Em 1904, aos 65 anos, o Dragão do Mar voltou a liderar uma rebelião popular, a Revolta dos Catraieiros — movimento de 200 pescadores e chefes de família em reação ao fato de haverem sido sorteados para o serviço militar, tendo que seguir para o sul do país a bordo do navio Maranhão. O edital de convocação havia sido publicado com apenas 72 horas de antecedência do embarque, pegando a todos de surpresa, muitos deles com até dez filhos.

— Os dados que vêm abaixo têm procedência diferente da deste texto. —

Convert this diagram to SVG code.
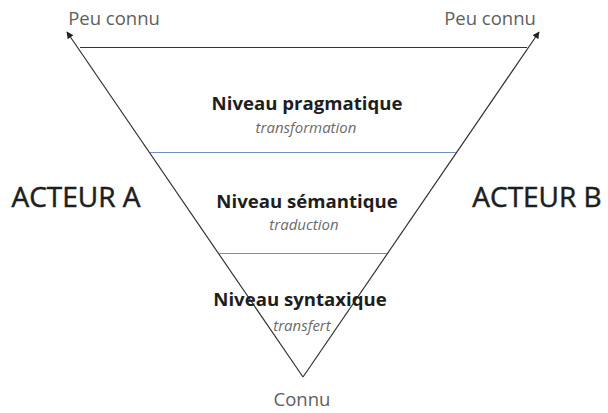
<svg xmlns="http://www.w3.org/2000/svg" width="608" height="413" viewBox="0 0 608 413">
<style>
.edge{stroke:#333;stroke-width:1.2;fill:none}
.lvl{stroke:#6f8fc9;stroke-width:1.2;fill:none}
.t{font-family:"Open Sans","Liberation Sans",sans-serif;text-anchor:middle}
.b{font-weight:bold;font-size:18.6px;fill:#1e1e1e}
.i{font-style:italic;font-size:15px;fill:#6b6b6b}
.g{font-size:18.5px;fill:#606060}
.a{font-size:28px;fill:#1e1e1e;stroke:#1e1e1e;stroke-width:0.5}
</style>
<defs>
<marker id="ah" viewBox="0 0 10 10" refX="9" refY="5" markerWidth="7" markerHeight="7" orient="auto" markerUnits="userSpaceOnUse">
<path d="M0,0 L10,5 L0,10 z" fill="#222"/>
</marker>
</defs>
<rect width="608" height="413" fill="#fff"/>
<g id="connectors">
<line class="edge" x1="303" y1="377" x2="67" y2="32" marker-end="url(#ah)"/>
<line class="edge" x1="303" y1="377" x2="539" y2="32" marker-end="url(#ah)"/>
<line class="edge" x1="80" y1="47.5" x2="527" y2="47.5"/>
<line class="lvl" x1="150" y1="152.5" x2="456" y2="152.5"/>
<line class="lvl" x1="219" y1="253.5" x2="387" y2="253.5"/>
</g>
<g id="peu-connu-a"><text class="t g" x="114" y="25">Peu connu</text></g>
<g id="peu-connu-b"><text class="t g" x="490" y="25">Peu connu</text></g>
<g id="acteur-a"><text class="t a" x="76" y="207">ACTEUR A</text></g>
<g id="acteur-b"><text class="t a" x="537" y="207">ACTEUR B</text></g>
<g id="pragmatique">
<text class="t b" x="307" y="110">Niveau pragmatique</text>
<text class="t i" x="306" y="133">transformation</text>
</g>
<g id="semantique">
<text class="t b" x="307" y="208">Niveau sémantique</text>
<text class="t i" x="304" y="230">traduction</text>
</g>
<g id="syntaxique">
<text class="t b" x="300" y="306">Niveau syntaxique</text>
<text class="t i" x="302" y="331">transfert</text>
</g>
<g id="connu"><text class="t g" x="302" y="406">Connu</text></g>
</svg>
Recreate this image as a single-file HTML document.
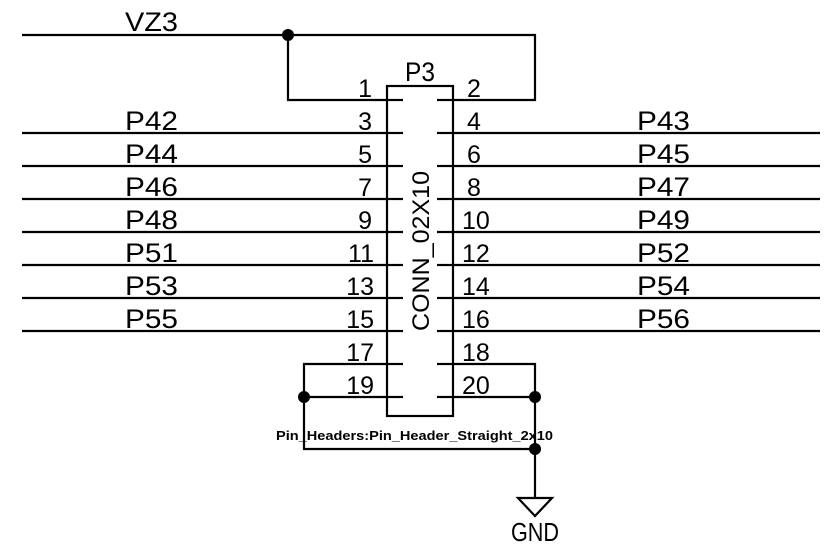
<!DOCTYPE html>
<html><head><style>html,body{margin:0;padding:0;background:#fff;}svg{display:block}</style></head>
<body>
<svg width="840" height="553" viewBox="0 0 840 553" xmlns="http://www.w3.org/2000/svg" font-family="Liberation Sans, sans-serif" fill="#000">
<g stroke="#000" stroke-width="2.2" fill="none">
<rect x="387" y="86" width="66" height="330"/>
<polyline points="22,35 535,35 535,100 453,100"/>
<polyline points="288,35 288,100 387,100"/>
<line x1="22" y1="133" x2="387" y2="133"/><line x1="453" y1="133" x2="820" y2="133"/>
<line x1="22" y1="166" x2="387" y2="166"/><line x1="453" y1="166" x2="820" y2="166"/>
<line x1="22" y1="199" x2="387" y2="199"/><line x1="453" y1="199" x2="820" y2="199"/>
<line x1="22" y1="232" x2="387" y2="232"/><line x1="453" y1="232" x2="820" y2="232"/>
<line x1="22" y1="265" x2="387" y2="265"/><line x1="453" y1="265" x2="820" y2="265"/>
<line x1="22" y1="298" x2="387" y2="298"/><line x1="453" y1="298" x2="820" y2="298"/>
<line x1="22" y1="331" x2="387" y2="331"/><line x1="453" y1="331" x2="820" y2="331"/>
<polyline points="387,364 304,364 304,449 535,449"/>
<line x1="304" y1="397" x2="387" y2="397"/>
<polyline points="453,364 535,364 535,498"/>
<line x1="453" y1="397" x2="535" y2="397"/>
<polygon points="518,498 552,498 535,516"/>
<g>
<line x1="387" y1="100" x2="403" y2="100"/><line x1="437" y1="100" x2="453" y2="100"/>
<line x1="387" y1="133" x2="403" y2="133"/><line x1="437" y1="133" x2="453" y2="133"/>
<line x1="387" y1="166" x2="403" y2="166"/><line x1="437" y1="166" x2="453" y2="166"/>
<line x1="387" y1="199" x2="403" y2="199"/><line x1="437" y1="199" x2="453" y2="199"/>
<line x1="387" y1="232" x2="403" y2="232"/><line x1="437" y1="232" x2="453" y2="232"/>
<line x1="387" y1="265" x2="403" y2="265"/><line x1="437" y1="265" x2="453" y2="265"/>
<line x1="387" y1="298" x2="403" y2="298"/><line x1="437" y1="298" x2="453" y2="298"/>
<line x1="387" y1="331" x2="403" y2="331"/><line x1="437" y1="331" x2="453" y2="331"/>
<line x1="387" y1="364" x2="403" y2="364"/><line x1="437" y1="364" x2="453" y2="364"/>
<line x1="387" y1="397" x2="403" y2="397"/><line x1="437" y1="397" x2="453" y2="397"/>
</g>
</g>
<circle cx="288" cy="35" r="6"/><circle cx="304" cy="397" r="6"/><circle cx="535" cy="397" r="6"/><circle cx="535" cy="449" r="6"/>
<g font-size="27">
<text x="125" y="31" textLength="53" lengthAdjust="spacingAndGlyphs">VZ3</text>
<text x="405" y="81" textLength="30" lengthAdjust="spacingAndGlyphs">P3</text>
<text x="125" y="130" textLength="53" lengthAdjust="spacingAndGlyphs">P42</text>
<text x="125" y="163" textLength="53" lengthAdjust="spacingAndGlyphs">P44</text>
<text x="125" y="196" textLength="53" lengthAdjust="spacingAndGlyphs">P46</text>
<text x="125" y="229" textLength="53" lengthAdjust="spacingAndGlyphs">P48</text>
<text x="125" y="262" textLength="53" lengthAdjust="spacingAndGlyphs">P51</text>
<text x="125" y="295" textLength="53" lengthAdjust="spacingAndGlyphs">P53</text>
<text x="125" y="328" textLength="53" lengthAdjust="spacingAndGlyphs">P55</text>
<text x="637" y="130" textLength="53" lengthAdjust="spacingAndGlyphs">P43</text>
<text x="637" y="163" textLength="53" lengthAdjust="spacingAndGlyphs">P45</text>
<text x="637" y="196" textLength="53" lengthAdjust="spacingAndGlyphs">P47</text>
<text x="637" y="229" textLength="53" lengthAdjust="spacingAndGlyphs">P49</text>
<text x="637" y="262" textLength="53" lengthAdjust="spacingAndGlyphs">P52</text>
<text x="637" y="295" textLength="53" lengthAdjust="spacingAndGlyphs">P54</text>
<text x="637" y="328" textLength="53" lengthAdjust="spacingAndGlyphs">P56</text>
</g>
<g font-size="25" text-anchor="end">
<text x="372" y="97">1</text><text x="372" y="130">3</text><text x="372" y="163">5</text><text x="372" y="196">7</text><text x="372" y="229">9</text>
<text x="374" y="262">11</text><text x="374" y="295">13</text><text x="374" y="328">15</text><text x="374" y="361">17</text><text x="374" y="394">19</text>
</g>
<g font-size="25">
<text x="467" y="97">2</text><text x="467" y="130">4</text><text x="467" y="163">6</text><text x="467" y="196">8</text>
<text x="462" y="229">10</text><text x="462" y="262">12</text><text x="462" y="295">14</text><text x="462" y="328">16</text><text x="462" y="361">18</text><text x="462" y="394">20</text>
</g>
<text transform="translate(429,331) rotate(-90)" font-size="24" textLength="160" lengthAdjust="spacingAndGlyphs">CONN_02X10</text>
<text x="276" y="440" font-size="13" font-weight="bold" textLength="277" lengthAdjust="spacingAndGlyphs">Pin_Headers:Pin_Header_Straight_2x10</text>
<text x="511" y="541" font-size="26" textLength="48" lengthAdjust="spacingAndGlyphs">GND</text>
</svg>
</body></html>
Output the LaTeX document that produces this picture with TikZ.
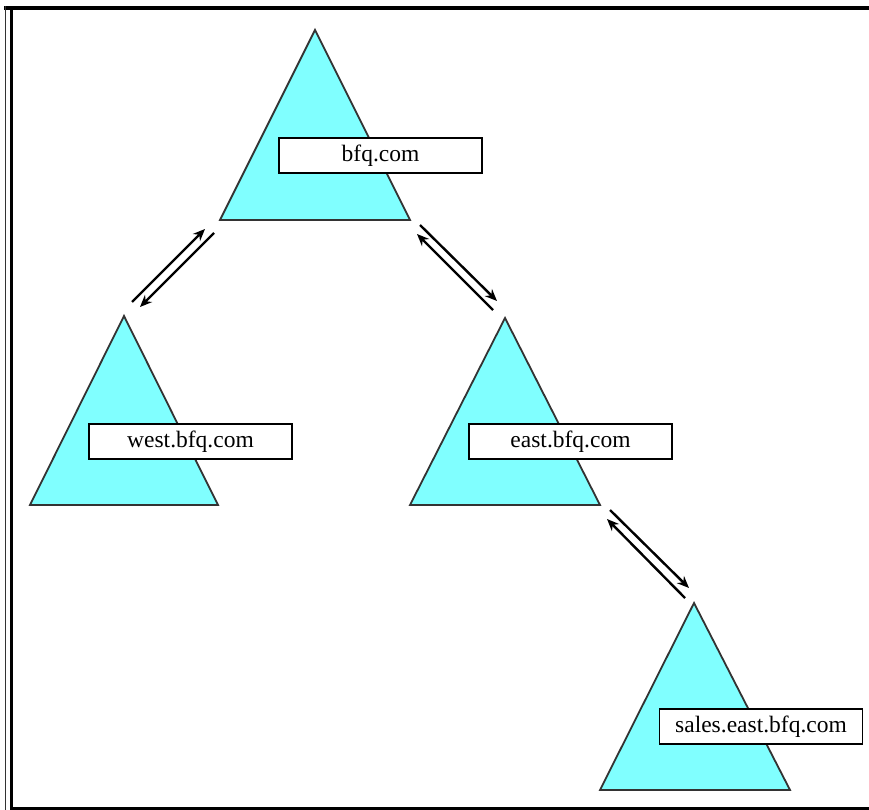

O governo decidiu embarcar os amotinados à força. Os distúrbios deixaram 90 homens feridos e 1 morto, gerando revolta na população. Dragão do Mar liderou então uma marcha até o Palácio da Luz, sede do Executivo estadual, cobrando justiça. O presidente do estado, Pedro Borges, temendo um banho de sangue, recolheu suas tropas.
Chico da Matilde morreu no dia 5 de março de 1914, aos 75 anos. O Dragão do Mar, porém, não teve uma despedida à altura de seu heroísmo em vida. Naquele dia, Fortaleza estava passando por conflitos de rua por conta da revolução política liderada por Padre Cícero e outros homens influentes, que visavam a deposição do então presidente do Ceará, Franco Rabelo.
Em 1999, o símbolo da resistência popular cearense contra a escravidão foi homenageado pelo governo do Ceará, dando seu nome ao Centro Dragão do Mar de Arte e Cultura (CDMAC), em Fortaleza – um dos maiores complexos do gênero no país, que engloba em seus 30 mil metros quadrados de área atrações como o Museu da Cultura Cearense, o Museu de Arte Contemporânea do Ceará, Planetário Rubens de Azevedo, Teatro Dragão do Mar, Salas do Cinema do Dragão, Anfiteatro Sérgio Mota, Espaço Rogaciano Leite Filho e a Biblioteca Leonilson, além de auditório, galerias e espaços para exposições itinerantes, podendo receber até quatro mil pessoas. Dragão do Mar também virou nome de escola, de um petroleiro da Petrobrás e da principal praça de Canoa Quebrada.
Em 2017, o nome de Francisco José do Nascimento foi inscrito no Livro dos Heróis da Pátria, que se encontra no Panteão da Pátria e da Liberdade Tancredo Neves, em Brasília.